The Book Club

Adopting Tolkienian Internal Narration

Dear Geraldine:

Does this happen to you? When you’re away from home somewhere—on assignment, say, or en route from one place to another—lost in your own thoughts and focused on your own purposes, do you ever find yourself conjuring up an internal narration of what you see and what you do, a running description in your head?

I don’t want to sound too weird, and this might be a poorly expressed description of perfectly normal behavior. In any case, I do it all the time when my only conversational company is myself and I’m in a particularly brooding frame of mind. Especially now. I’ve spent the last several days in Oslo, immersed in both the presentation of the Nobel Peace Prize (which I’ve been reporting on) and in The Lord of the Rings, which I’ve been reading late at night after I’ve filed  my pieces and the paper is getting ready to go to bed.

It’s hard not to be utterly caught up in Tolkien’s language, the language of high legend, of brave bold men and beautiful mystical women and acts of harsh cruelty and deeds of daring. So much does it envelop the reader that when I passed former Nobel laureate Elie Wiesel in the lobby of the Grand Hotel yesterday, I could not help thinking: “Heavy are the cares upon his brow, and somber is his countenance, for he has travelled far and seen and heard things that no man, nor woman either, should have to endure in this world, or the next.”

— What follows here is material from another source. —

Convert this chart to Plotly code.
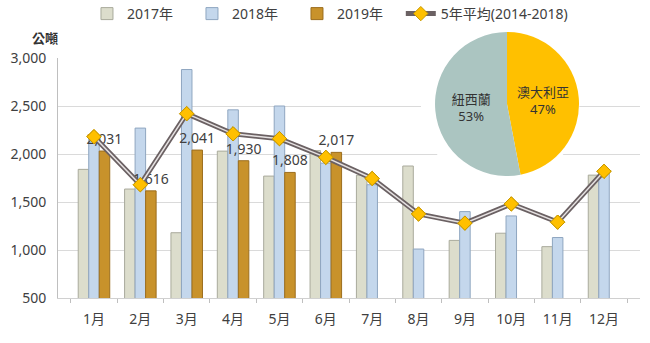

And last night, as I was waiting for my editor to phone back and tell me what changes he wanted to make in my copy, and it was late and I felt sorry for myself, I thought: “Alas, for I am not free and am condemned to live ever under the stern and watchful eyes of my masters, who are many.” Or something to that effect. One of the beauties of Tolkien is how he gets under your skin so that you are immersed in his world, however much it may not apply exactly to you.

It’s interesting that your son—who sounds gorgeously precocious—liked best the bits of Tolkien that focus on the legends, on the parts where people sit around and sing songs and recite rhymes of past glory. That is the part of Tolkien that I least like to read, much as I genuinely admire it. Here is where I disagree with your view that the reader is either passionately in favor of Tolkien, or violently against him: I think he’s amazing, but as a consumer, I have some reservations.

For one thing, I can’t bear reading those long Beowulfian accounts of battles past and foes slain and enemies vanquished. When the company sits around the fire and begins passing the pipe-weed, or whatever it is they’re passing, that’s when I skip ahead. Also, Tolkien is a beautiful writer, particularly in his long, loving, and stunningly evocative descriptions of the natural world which, as you point out, he respects and reveres. But sometimes it just gets to be too much, when his characters start sounding like extras from a low-budget Robin Hood movie or try to cram too much mythologizing information into too small a space. Here are some members of the Fellowship, trying to resolve the million-dollar question: Should they stay or should they go?

“Riders!” cried Aragorn, springing to his feet. “Many riders on swift steeds are coming towards us!””Yes,” said Legolas, “there are one hundred and five. Yellow is their hair, and bright are their spears. Their leader is very tall.”Aragorn smiled. “Keen are the eyes of the Elves,” he said.”Nay! The riders are little more than five leagues distant!” said Legolas.”Five leagues or one,” said Gimli. “we cannot escape them in this bare land. Shall we wait for them here or go on our way?”

I know that’s the way Elves and Men talked back then, far away in Middle-earth, but sometimes it feels that enough is enough.

And now I need to ask you. As you read Tolkien to your son, did you (and he) keep everything straight—I mean who was whose father and who fought for Gondor and who for Rohan and where Minas Tirith was and what all the minor characters were doing? I think the books appeal just as much to lightweight amateurs unsteeped in Middle-earth lore as they do to hardcore readers, but I somehow feel that I’m missing something not to be at the point where I’m speaking fluent Elvish.